野党であれば、政権与党の弱点を突いて、そこに攻め込むと言うのは当然のことですが、最近の先生方を見ていますと、どうも釈然としないことが多々あるのです。
それをこそ今時の若い人たちは、嫌っているのではないかと、私、野党の先生方に教えてやりたいと思っているのです。
若い人たちは、学校教育の中で、相手に寄り添えって教えられてきた子たちなんです。
クラスでいじめがあれば、先生は相手に寄り添う人になれって、そう説諭し、それを受けとめて、問題を解決してきた青年たちなんです。
だから、自分と考えの異なる人に対して、強面で批判し、対立の構図を作るようなありようには忌避をするのです。
まして、金切り声をあげて、仏頂面をして、書類の束を揺すって、ボードを叩いてでは、青年の心を捉えることはできないのです。
その点、与党の方は政権の柄を握っていますから、相手を心広く受けとめて、真摯に、低姿勢で対応します。
だから、青年たちに保守傾向があるのではなく、相手のことを慮って、対処するそちらの方に好感を持ってしまうのです。
人に寄り添うと言うことは、相手と対等の関係であると言うことです。
対等であれば、無碍に相手を罵倒することは避けなければなりませんし、相手を赤ちゃん扱いすることもしてはならないのです。
若い人たちは、学校での教育でそれを教わって、それがいいか悪いかは別に、そうして、社会に出てきているのです。

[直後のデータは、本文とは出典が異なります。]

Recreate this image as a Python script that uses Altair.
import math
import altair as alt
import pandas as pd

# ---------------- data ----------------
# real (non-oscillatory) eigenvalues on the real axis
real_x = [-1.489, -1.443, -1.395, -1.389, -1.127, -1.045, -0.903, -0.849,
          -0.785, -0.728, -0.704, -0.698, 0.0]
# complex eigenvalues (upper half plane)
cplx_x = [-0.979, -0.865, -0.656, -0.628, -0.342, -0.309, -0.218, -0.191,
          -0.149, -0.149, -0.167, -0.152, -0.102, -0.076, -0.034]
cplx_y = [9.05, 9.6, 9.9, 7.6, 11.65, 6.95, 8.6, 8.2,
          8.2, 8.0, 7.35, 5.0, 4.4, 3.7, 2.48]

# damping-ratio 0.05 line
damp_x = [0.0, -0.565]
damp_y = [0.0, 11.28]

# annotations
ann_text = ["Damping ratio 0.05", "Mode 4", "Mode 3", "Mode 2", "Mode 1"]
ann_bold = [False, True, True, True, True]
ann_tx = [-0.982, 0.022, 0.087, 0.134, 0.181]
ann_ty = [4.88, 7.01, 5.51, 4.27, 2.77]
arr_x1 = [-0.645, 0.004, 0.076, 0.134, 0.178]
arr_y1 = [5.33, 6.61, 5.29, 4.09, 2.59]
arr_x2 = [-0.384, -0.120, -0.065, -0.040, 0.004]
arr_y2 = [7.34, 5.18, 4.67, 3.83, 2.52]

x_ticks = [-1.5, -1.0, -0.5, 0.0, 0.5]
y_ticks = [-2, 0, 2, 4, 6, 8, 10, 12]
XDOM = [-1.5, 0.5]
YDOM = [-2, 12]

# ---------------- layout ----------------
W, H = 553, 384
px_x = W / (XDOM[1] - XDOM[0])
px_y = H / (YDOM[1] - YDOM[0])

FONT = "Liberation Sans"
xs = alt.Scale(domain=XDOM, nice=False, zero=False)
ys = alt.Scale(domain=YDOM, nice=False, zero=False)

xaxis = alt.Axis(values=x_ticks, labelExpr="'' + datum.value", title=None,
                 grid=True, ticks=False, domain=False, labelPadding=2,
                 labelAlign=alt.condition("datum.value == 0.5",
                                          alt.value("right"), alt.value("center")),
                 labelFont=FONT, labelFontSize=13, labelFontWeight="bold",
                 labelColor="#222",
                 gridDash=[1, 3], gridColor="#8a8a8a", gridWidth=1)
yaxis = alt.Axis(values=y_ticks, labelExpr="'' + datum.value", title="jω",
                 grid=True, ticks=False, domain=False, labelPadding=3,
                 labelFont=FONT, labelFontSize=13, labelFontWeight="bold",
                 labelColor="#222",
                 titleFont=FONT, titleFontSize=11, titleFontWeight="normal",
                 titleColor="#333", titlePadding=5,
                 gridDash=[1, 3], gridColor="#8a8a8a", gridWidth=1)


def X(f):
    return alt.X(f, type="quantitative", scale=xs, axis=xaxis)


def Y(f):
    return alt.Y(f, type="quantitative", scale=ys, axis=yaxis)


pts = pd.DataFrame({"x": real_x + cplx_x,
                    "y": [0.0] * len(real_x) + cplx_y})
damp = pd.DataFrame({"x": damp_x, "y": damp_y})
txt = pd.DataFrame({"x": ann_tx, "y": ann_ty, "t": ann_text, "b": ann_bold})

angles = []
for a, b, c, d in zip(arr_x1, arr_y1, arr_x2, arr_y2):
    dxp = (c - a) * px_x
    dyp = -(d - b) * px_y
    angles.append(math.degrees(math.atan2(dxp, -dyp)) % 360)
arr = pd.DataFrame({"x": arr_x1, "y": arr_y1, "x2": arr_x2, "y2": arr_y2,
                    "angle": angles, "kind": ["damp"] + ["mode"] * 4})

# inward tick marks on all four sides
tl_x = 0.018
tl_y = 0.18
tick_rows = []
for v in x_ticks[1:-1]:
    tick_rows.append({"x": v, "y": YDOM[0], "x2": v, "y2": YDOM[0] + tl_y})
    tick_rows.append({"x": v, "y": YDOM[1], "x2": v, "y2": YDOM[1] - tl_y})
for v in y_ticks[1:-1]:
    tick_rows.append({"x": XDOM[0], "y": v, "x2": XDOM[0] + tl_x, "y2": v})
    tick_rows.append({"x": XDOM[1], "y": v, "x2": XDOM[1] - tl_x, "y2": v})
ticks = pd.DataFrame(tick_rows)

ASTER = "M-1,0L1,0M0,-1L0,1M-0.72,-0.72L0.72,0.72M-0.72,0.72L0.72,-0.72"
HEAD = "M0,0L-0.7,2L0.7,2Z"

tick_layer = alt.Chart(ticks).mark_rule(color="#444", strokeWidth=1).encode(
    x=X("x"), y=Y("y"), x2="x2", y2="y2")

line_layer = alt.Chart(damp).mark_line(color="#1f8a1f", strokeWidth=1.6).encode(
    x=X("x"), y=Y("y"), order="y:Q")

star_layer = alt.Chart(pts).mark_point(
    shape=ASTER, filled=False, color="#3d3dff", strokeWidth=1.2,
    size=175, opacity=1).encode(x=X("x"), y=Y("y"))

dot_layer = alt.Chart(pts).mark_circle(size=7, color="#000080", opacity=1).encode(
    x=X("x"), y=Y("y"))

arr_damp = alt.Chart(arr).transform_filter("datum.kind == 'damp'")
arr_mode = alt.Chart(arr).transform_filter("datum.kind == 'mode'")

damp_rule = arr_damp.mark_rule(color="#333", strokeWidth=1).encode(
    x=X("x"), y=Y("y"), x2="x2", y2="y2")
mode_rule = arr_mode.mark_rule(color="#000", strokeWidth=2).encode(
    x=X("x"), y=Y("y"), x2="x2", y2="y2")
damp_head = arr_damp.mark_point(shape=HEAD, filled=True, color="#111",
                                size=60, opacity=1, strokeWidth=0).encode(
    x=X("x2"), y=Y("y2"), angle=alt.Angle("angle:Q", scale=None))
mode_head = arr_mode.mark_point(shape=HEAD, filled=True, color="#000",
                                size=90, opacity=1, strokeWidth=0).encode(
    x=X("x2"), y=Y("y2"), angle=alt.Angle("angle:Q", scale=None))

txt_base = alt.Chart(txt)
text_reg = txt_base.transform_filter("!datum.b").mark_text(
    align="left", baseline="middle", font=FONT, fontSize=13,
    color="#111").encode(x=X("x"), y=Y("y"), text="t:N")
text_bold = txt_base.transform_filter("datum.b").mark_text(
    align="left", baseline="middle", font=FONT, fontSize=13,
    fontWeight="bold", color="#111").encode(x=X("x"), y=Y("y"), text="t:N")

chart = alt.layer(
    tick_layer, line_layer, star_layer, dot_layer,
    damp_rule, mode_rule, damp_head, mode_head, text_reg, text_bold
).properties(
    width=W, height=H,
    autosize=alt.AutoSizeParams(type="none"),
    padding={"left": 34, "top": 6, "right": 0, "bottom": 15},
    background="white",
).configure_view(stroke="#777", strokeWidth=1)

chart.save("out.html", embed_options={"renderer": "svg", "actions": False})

それを日本の議員があるいは候補者が知れば、自ずと道は拓けてくると思っているのです。
バーコー下院議長であれば、最悪の状態から帰るところは笑いしかなのであると、リア王の登場人物、謀略にあって追放されたエドガーの台詞を使って、もっと、楽しく、議論をなさるが良い、相手を罵ってばかりではいけませぬと教えてくれるものと思っているのです。